What you are asked to do: Note each line where "standalone" appears, and copy it.

Figure scripts:

==================================================

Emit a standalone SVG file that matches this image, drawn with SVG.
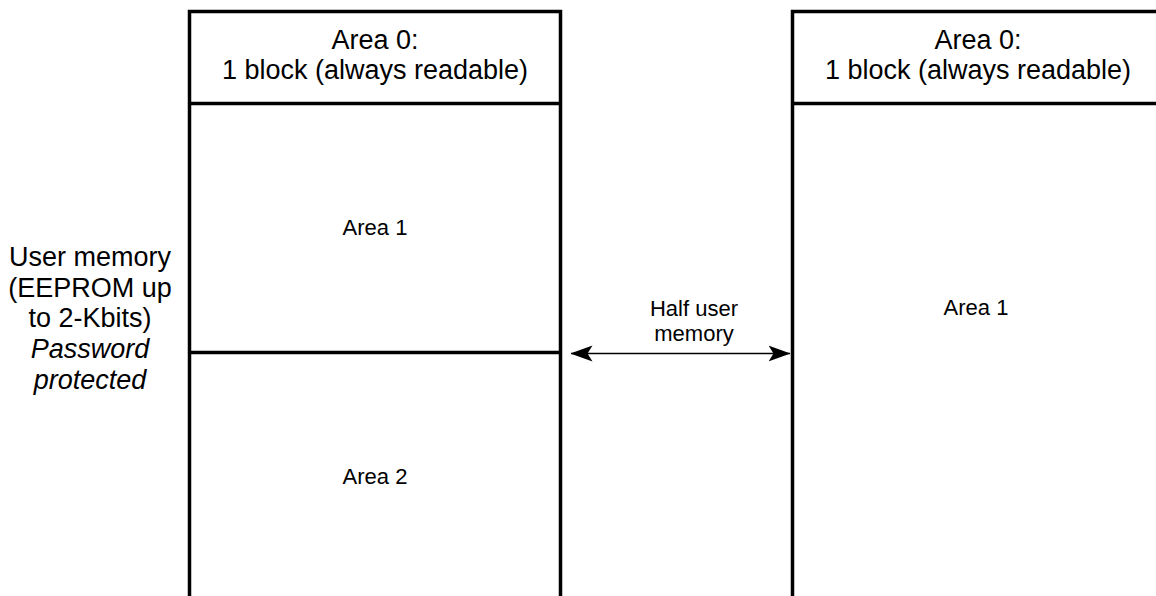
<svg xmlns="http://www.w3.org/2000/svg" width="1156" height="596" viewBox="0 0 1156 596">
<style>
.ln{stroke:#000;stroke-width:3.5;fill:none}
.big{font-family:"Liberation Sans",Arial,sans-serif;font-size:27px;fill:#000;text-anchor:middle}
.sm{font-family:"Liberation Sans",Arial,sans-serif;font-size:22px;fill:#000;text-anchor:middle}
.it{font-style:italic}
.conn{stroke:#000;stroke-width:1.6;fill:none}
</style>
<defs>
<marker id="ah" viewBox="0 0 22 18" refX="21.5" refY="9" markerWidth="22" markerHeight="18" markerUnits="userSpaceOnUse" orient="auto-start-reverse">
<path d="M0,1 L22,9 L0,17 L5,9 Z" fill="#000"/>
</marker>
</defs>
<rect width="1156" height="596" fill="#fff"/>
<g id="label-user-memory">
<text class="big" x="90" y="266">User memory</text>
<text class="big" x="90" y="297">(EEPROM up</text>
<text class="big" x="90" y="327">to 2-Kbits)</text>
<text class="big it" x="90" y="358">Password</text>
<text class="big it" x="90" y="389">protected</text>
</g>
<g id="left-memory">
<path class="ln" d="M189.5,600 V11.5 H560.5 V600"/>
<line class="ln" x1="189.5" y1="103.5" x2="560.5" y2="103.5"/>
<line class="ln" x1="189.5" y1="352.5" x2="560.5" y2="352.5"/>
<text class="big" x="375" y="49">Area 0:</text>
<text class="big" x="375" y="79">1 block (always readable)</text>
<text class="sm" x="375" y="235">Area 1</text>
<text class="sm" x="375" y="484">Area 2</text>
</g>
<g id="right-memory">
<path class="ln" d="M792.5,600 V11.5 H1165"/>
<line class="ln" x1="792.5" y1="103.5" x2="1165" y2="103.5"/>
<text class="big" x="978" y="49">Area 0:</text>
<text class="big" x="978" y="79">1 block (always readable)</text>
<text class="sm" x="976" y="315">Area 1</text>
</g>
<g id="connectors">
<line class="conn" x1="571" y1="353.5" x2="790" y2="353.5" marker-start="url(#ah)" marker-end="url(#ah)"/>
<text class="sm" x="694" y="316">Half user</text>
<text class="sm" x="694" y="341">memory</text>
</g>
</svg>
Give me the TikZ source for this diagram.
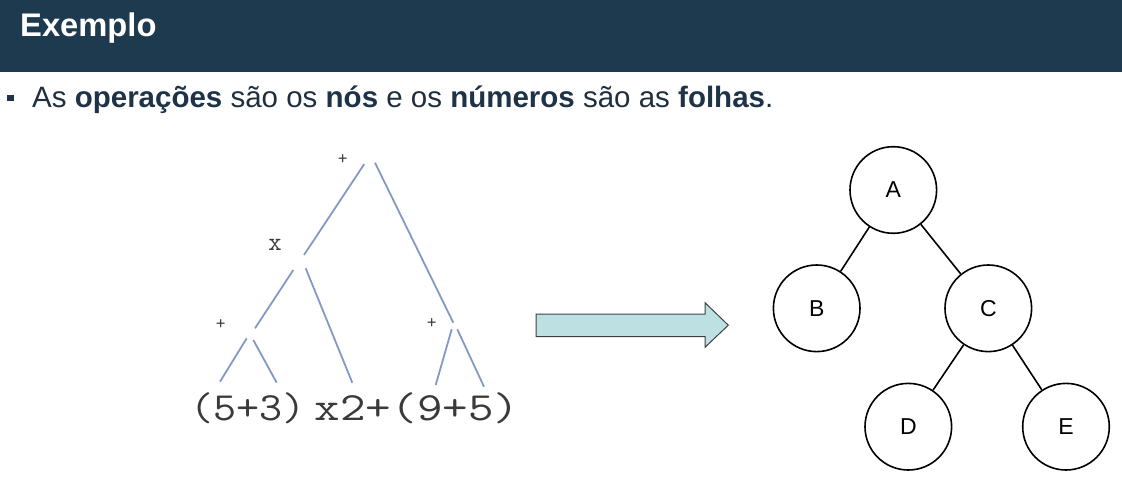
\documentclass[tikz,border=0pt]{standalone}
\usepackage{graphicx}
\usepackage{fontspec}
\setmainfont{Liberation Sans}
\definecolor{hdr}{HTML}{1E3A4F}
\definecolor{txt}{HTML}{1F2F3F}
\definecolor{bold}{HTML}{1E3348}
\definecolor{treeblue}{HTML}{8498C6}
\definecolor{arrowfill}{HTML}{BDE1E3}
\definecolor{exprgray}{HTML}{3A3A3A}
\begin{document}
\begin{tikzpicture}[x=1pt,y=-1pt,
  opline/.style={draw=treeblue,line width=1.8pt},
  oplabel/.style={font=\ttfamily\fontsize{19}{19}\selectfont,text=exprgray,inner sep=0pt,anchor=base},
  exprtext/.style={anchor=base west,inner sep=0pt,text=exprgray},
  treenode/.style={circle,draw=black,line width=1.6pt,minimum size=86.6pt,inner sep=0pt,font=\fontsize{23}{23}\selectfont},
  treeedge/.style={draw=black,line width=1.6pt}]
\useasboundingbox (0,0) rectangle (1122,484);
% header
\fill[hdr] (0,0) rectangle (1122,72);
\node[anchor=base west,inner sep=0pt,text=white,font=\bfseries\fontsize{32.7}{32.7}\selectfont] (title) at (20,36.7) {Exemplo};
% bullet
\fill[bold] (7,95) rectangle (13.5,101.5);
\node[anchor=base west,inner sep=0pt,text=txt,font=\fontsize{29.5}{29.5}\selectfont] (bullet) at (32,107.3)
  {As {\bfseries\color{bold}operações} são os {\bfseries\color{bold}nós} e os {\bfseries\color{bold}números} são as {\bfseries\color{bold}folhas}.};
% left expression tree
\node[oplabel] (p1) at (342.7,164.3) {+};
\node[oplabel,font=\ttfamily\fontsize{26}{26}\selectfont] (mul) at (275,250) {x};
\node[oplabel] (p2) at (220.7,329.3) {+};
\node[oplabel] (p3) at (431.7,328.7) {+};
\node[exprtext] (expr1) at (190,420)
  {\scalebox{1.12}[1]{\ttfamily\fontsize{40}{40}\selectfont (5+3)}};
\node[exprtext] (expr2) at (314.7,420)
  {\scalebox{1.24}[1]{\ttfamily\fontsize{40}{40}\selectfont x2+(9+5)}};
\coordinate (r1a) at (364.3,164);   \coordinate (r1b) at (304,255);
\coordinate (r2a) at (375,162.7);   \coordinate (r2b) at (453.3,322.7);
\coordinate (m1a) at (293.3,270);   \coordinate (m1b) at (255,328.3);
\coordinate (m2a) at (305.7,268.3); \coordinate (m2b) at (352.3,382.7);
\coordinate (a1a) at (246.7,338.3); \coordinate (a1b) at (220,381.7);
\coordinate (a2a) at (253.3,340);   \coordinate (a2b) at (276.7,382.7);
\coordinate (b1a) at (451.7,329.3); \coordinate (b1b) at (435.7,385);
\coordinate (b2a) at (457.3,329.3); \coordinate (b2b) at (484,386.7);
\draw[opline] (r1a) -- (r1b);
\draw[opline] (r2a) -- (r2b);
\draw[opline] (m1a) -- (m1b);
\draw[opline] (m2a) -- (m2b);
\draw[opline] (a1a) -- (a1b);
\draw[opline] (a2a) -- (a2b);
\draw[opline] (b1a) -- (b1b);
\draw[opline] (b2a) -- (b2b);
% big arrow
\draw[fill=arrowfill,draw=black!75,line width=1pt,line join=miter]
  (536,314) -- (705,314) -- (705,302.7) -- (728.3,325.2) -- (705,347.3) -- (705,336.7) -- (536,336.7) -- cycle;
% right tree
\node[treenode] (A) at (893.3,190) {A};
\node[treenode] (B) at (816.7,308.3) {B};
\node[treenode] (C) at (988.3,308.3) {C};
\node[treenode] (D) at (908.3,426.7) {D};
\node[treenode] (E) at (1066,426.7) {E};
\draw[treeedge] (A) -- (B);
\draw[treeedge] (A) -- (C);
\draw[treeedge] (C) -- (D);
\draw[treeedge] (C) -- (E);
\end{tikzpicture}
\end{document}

==================================================

Answer to this problem:
Emit a standalone SVG file that matches this image, drawn with SVG.
\documentclass[tikz,border=0pt]{standalone}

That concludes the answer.